In a land where the future has too often been held hostage by uncertainty, the most radical act of hope is to invest in education. Not as a formality, not as a statistic, but as a force of transformation. Jammu & Kashmir stands at a crossroads; not of conflict, but of capacity. The decision to reimagine higher education is not just a policy shift; it is a declaration of intent. An intent to break free from the inertia of outdated systems, to equip the youth not merely with degrees but with direction and to build institutions that don’t just confer knowledge but ignite possibility. This is not about catching up; it is about leaping forward. And the time to leap is now.
For years, higher education here has suffered from a chronic mismatch between academic output and market demand. Graduates emerge with qualifications but without employable skills. Curricula remain frozen in time, disconnected from the technological, entrepreneurial and global realities that define the modern workforce. The result is a generation brimming with ambition but shackled by irrelevance. This is not just an educational gap rather a crisis of opportunity.
The proposed roadmap to transform higher education must be bold, comprehensive and unapologetically futuristic. It must begin with curriculum reform; replacing outdated syllabi with skill-based, industry-aligned, and innovation-driven programs. Students must be trained not just to pass exams, but to solve problems, launch ventures and lead change. Education must become aspirational again; a gateway to possibility, not a paper trail to unemployment.
Infrastructure is the second pillar of transformation. Smart classrooms, digitized libraries, modern laboratories and inclusive campuses are not luxuries, they are lifelines. A student who learns in a world-class environment begins to think like a world-class innovator. The ongoing expansion of hostels, auditoriums, research hubs and sports facilities must be accelerated. If executed with urgency and integrity, these upgrades will not only retain local talent but attract students from across the country. Jammu & Kashmir can become a northern beacon of academic excellence; a place where ideas are born and futures are built.
This transformation must also honour the human engine of education. Teachers and staff must be empowered, trained and supported. Their morale is not a footnote; it is the foundation. A motivated educator can ignite a hundred minds; a neglected one dims the light of learning. Human resource reform is not optional; it is essential.

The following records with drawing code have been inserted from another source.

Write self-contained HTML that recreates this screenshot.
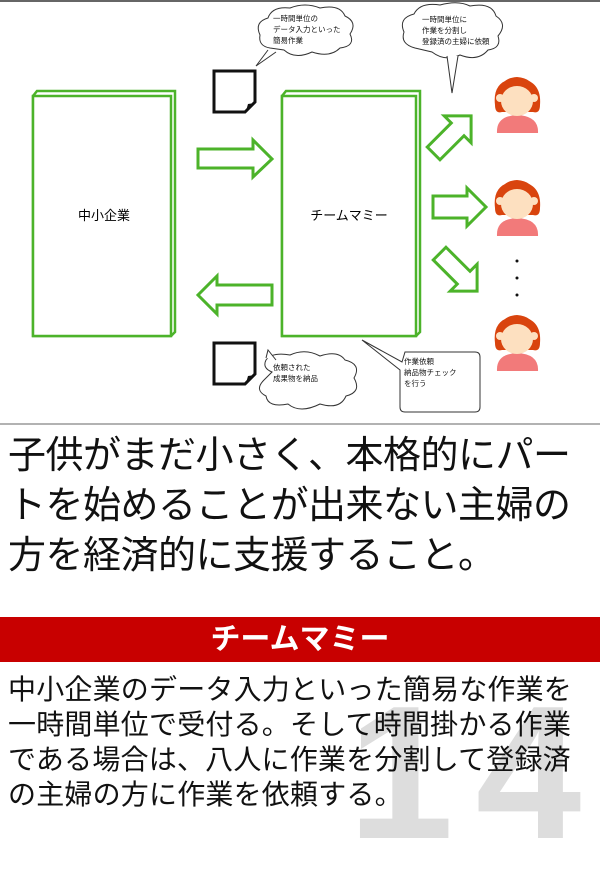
<!DOCTYPE html>
<html><head><meta charset="utf-8"><style>
body{margin:0;width:600px;height:849px;overflow:hidden;background:#fff;font-family:"Liberation Sans","Noto Sans CJK JP",sans-serif;position:relative}
.big{position:absolute;left:8px;top:431px;font-size:38px;line-height:50px;color:#111;white-space:nowrap;letter-spacing:-0.5px}
.banner{position:absolute;left:0;top:617px;width:600px;height:45px;background:#c80000;color:#fff;font-weight:bold;font-size:30px;line-height:45px;text-align:center}
.body{position:absolute;left:8px;top:672px;font-size:28px;line-height:35px;color:#111;white-space:nowrap;letter-spacing:0.2px}
.wm{position:absolute;left:348px;top:678px;font-size:190px;font-weight:bold;color:#ddd;line-height:190px;font-family:"Liberation Sans",sans-serif;letter-spacing:22px}
</style></head><body>
<div class="wm">14</div>
<svg width="600" height="425" style="position:absolute;left:0;top:0" font-family="Liberation Sans, Noto Sans CJK JP, sans-serif">
<line x1="0" y1="1" x2="600" y2="1" stroke="#666" stroke-width="2"/>
<line x1="0" y1="424" x2="600" y2="424" stroke="#999" stroke-width="1.5"/>
<g fill="#fff" stroke="#4cb32a" stroke-width="2.5">
<polygon points="33,96 37,91 175,91 175,332 171,336 33,336"/>
<rect x="33" y="96" width="138" height="240"/>
<polygon points="282,96 286,91 420,91 420,332 416,336 282,336"/>
<rect x="282" y="96" width="134" height="240"/>
</g>
<text x="104" y="220" font-size="13" text-anchor="middle">中小企業</text>
<text x="349" y="220" font-size="13" text-anchor="middle">チームマミー</text>
<g fill="#fff" stroke="#4cb32a" stroke-width="3" stroke-linejoin="miter">
<polygon points="198,149 253,149 253,140 272,159 253,177 253,168 198,168"/>
<polygon points="272,285 217,285 217,276 198,295 217,314 217,305 272,305"/>
<g transform="translate(452,135) rotate(-45)"><polygon points="-26,-9 8,-9 8,-19 27,0 8,19 8,9 -26,9"/></g>
<polygon points="433,196 467,196 467,188 486,207 467,226 467,218 433,218"/>
<g transform="translate(458,272) rotate(45)"><polygon points="-26,-9 8,-9 8,-19 27,0 8,19 8,9 -26,9"/></g>
</g>
<g fill="#fff" stroke="#111" stroke-width="3">
<polygon points="214,71 255,71 255,102 245,112 214,112"/>
<polygon points="214,343 255,343 255,374 245,384 214,384"/>
</g>
<polygon points="246,111 248,104 255,103" fill="#111"/>
<polygon points="246,383 248,376 255,375" fill="#111"/>
<g fill="#fff" stroke="#333" stroke-width="1">
<path d="M270,48 Q258,46 260,35 Q254,22 268,18 Q272,6 290,8 Q305,2 320,8 Q340,4 345,16 Q358,22 350,34 Q356,46 340,48 Q330,58 312,52 Q295,60 284,50 Z"/>
<path d="M268,50 L256,66 L276,52" />
<path d="M415,48 Q400,44 404,32 Q398,18 414,14 Q420,2 440,5 Q458,0 470,6 Q492,2 496,16 Q508,24 498,36 Q502,48 488,50 Q478,62 460,55 Q445,62 432,52 Z"/>
<path d="M447,56 L452,93 L458,56"/>
<path d="M272,372 Q262,368 266,360 Q272,352 290,355 Q305,348 320,356 Q338,350 345,360 Q362,364 354,378 Q362,392 346,396 Q340,410 320,404 Q300,414 288,404 Q268,408 266,396 Q254,390 264,380 Z"/>
<path d="M266,358 L268,350 L276,360"/>
<path d="M405,352 L475,352 Q480,352 480,357 L480,407 Q480,412 475,412 L405,412 Q400,412 400,407 L400,370 L362,340 L402,362 Z"/>
</g>
<g font-size="7.5" fill="#111">
<text x="273" y="21">一時間単位の</text><text x="273" y="32">データ入力といった</text><text x="273" y="43">簡易作業</text>
<text x="422" y="22">一時間単位に</text><text x="422" y="33">作業を分割し</text><text x="422" y="44">登録済の主婦に依頼</text>
<text x="273" y="370">依頼された</text><text x="273" y="381">成果物を納品</text>
<text x="404" y="364">作業依頼</text><text x="404" y="375">納品物チェック</text><text x="404" y="386">を行う</text>
</g>
<g id="p">
<path d="M497,133 Q496,116 517,115 Q539,116 538,133 Z" fill="#f27a7a"/>
<path d="M495,105 Q492,80 517,78 Q542,80 540,105 Q540,114 533,112 L502,112 Q495,114 495,105Z" fill="#d9440e"/>
<ellipse cx="517" cy="101" rx="16" ry="15" fill="#fde0c0"/>
<circle cx="500" cy="98" r="4" fill="#fde0c0"/><circle cx="534" cy="98" r="4" fill="#fde0c0"/>
<path d="M500,92 Q505,80 517,86 Q529,80 535,92 Q533,78 517,77 Q501,78 500,92Z" fill="#d9440e"/>
</g>
<use href="#p" y="103"/>
<use href="#p" y="238"/>
<circle cx="517" cy="261" r="1.5" fill="#111"/><circle cx="517" cy="278" r="1.5" fill="#111"/><circle cx="517" cy="295" r="1.5" fill="#111"/>
</svg>
<div class="big">子供がまだ小さく、本格的にパー<br>トを始めることが出来ない主婦の<br>方を経済的に支援すること。</div>
<div class="banner">チームマミー</div>
<div class="body">中小企業のデータ入力といった簡易な作業を<br>一時間単位で受付る。そして時間掛かる作業<br>である場合は、八人に作業を分割して登録済<br>の主婦の方に作業を依頼する。</div>
</body></html>
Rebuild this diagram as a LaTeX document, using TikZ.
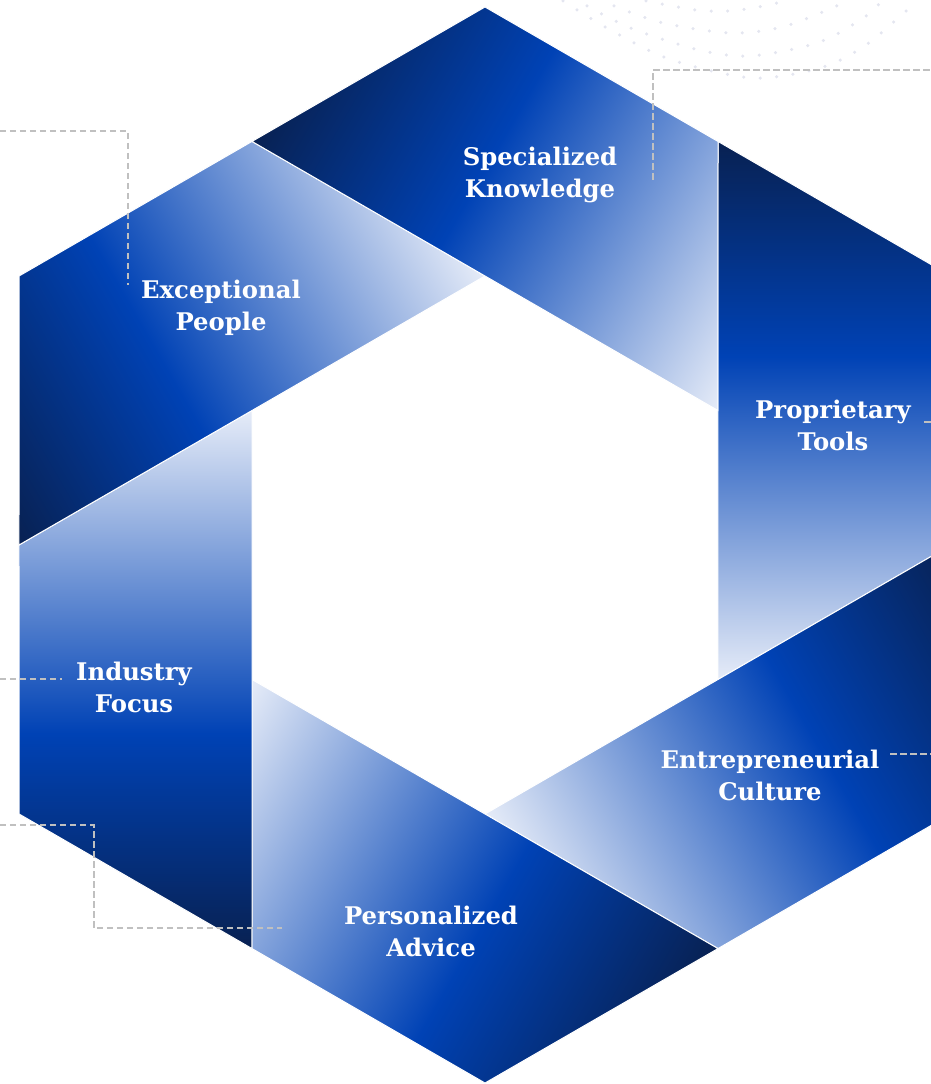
\documentclass[tikz,border=0pt]{standalone}
\usepackage{fontspec}
\setmainfont{DejaVu Serif}
\usetikzlibrary{positioning}

\definecolor{segNavy}{RGB}{8,33,82}
\definecolor{segBlue}{RGB}{0,66,181}
\definecolor{segLight}{RGB}{230,236,248}
\definecolor{leadGray}{RGB}{192,192,192}
\definecolor{dotGray}{RGB}{228,230,240}
\pgfdeclareverticalshading{segshade}{100bp}{color(0bp)=(segLight); color(25bp)=(segLight); color(55bp)=(segBlue); color(75bp)=(segNavy); color(100bp)=(segNavy)}

\begin{document}
\begin{tikzpicture}[x=1pt, y=1pt,
SegStyle/.style={shading=segshade, draw=white, line width=1pt},
LabelStyle/.style={text=white, align=center, inner sep=0pt,
                  font=\bfseries\fontsize{24.3}{32}\selectfont},
LeadStyle/.style={draw=leadGray, line width=1.8pt, dash pattern=on 6.5pt off 3.5pt},
DotStyle/.style={draw=dotGray, line width=3.5pt, line cap=round,
                dash pattern=on 0pt off 16.5pt},]
\useasboundingbox (-485,-539) rectangle (446,545);

% dots in the top right corner
\draw [DotStyle] plot [smooth] coordinates {(78,544) (122,517) (184,486) (267,467) (335,477) (381,500) (432,544)};
\draw [DotStyle] plot [smooth] coordinates {(102,539) (148,516) (214,495) (265,489) (332,502) (377,526) (395,542)};
\draw [DotStyle] plot [smooth] coordinates {(129,539) (178,522) (246,512) (297,518) (345,536) (360,544)};
\draw [DotStyle] plot [smooth] coordinates {(161,544) (211,535) (245,534) (279,539) (296,543)};

% six pieces of the ring, one piece turned round the centre
\foreach \k in {0,...,5} {
  \begin{scope}[transform canvas={rotate=-60*\k}]
    \shadedraw [SegStyle] (60:466) -- (30:538) -- (0:466) -- (-30:269) -- (30:269) -- cycle;
  \end{scope}
}

% leader lines
\coordinate (e1) at (-485,414);
\coordinate (e2) at (-357,260);
\coordinate (s1) at (168,365);
\coordinate (s2) at (446,475);
\coordinate (p1) at (439,123);
\coordinate (p2) at (446,123);
\coordinate (c1) at (405,-209);
\coordinate (c2) at (446,-209);
\coordinate (i1) at (-485,-134);
\coordinate (i2) at (-423,-134);
\coordinate (a1) at (-485,-280);
\coordinate (a2) at (-203,-383);
\draw [LeadStyle] (e1) -| (e2);
\draw [LeadStyle] (s1) |- (s2);
\draw [LeadStyle] (p1) -- (p2);
\draw [LeadStyle] (c1) -- (c2);
\draw [LeadStyle] (i1) -- (i2);
\draw [LeadStyle] (a1) -- (-391,-280) |- (a2);

\node [LabelStyle] (spec) at (55,370) {Specialized\\Knowledge};
\node [LabelStyle] (prop) at (348,120) {Proprietary\\Tools};
\node [LabelStyle] (entr) at (285,-230) {Entrepreneurial\\Culture};
\node [LabelStyle] (pers) at (-54,-386) {Personalized\\Advice};
\node [LabelStyle] (indu) at (-351,-142) {Industry\\Focus};
\node [LabelStyle] (exce) at (-264,237) {Exceptional\\People};
\end{tikzpicture}
\end{document}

Financially, the groundwork is promising. Projects are underway, funds are being utilized, and targets are being met. But the clock is ticking. Every delay is a lost opportunity, every missed milestone a betrayal of the youth. The roadmap must be more than a document; it must be a movement.
This is not just about degrees. It is about dignity. It is about giving the youth of Kashmir a fighting chance; not just in local markets, but on global platforms. It is about rewriting the story of a place too often defined by conflict and instead defining it by creativity, courage and competence.
The stakes could not be higher. The soul of Kashmir has always been its intellect, its poetry, its pursuit of excellence. To revolutionize higher education is to honour that soul and to prepare it for a future that is not just imagined, but earned. Let this be the moment we chose transformation over tradition, relevance over routine, and excellence over excuses. Kashmir’s youth are ready, is the government?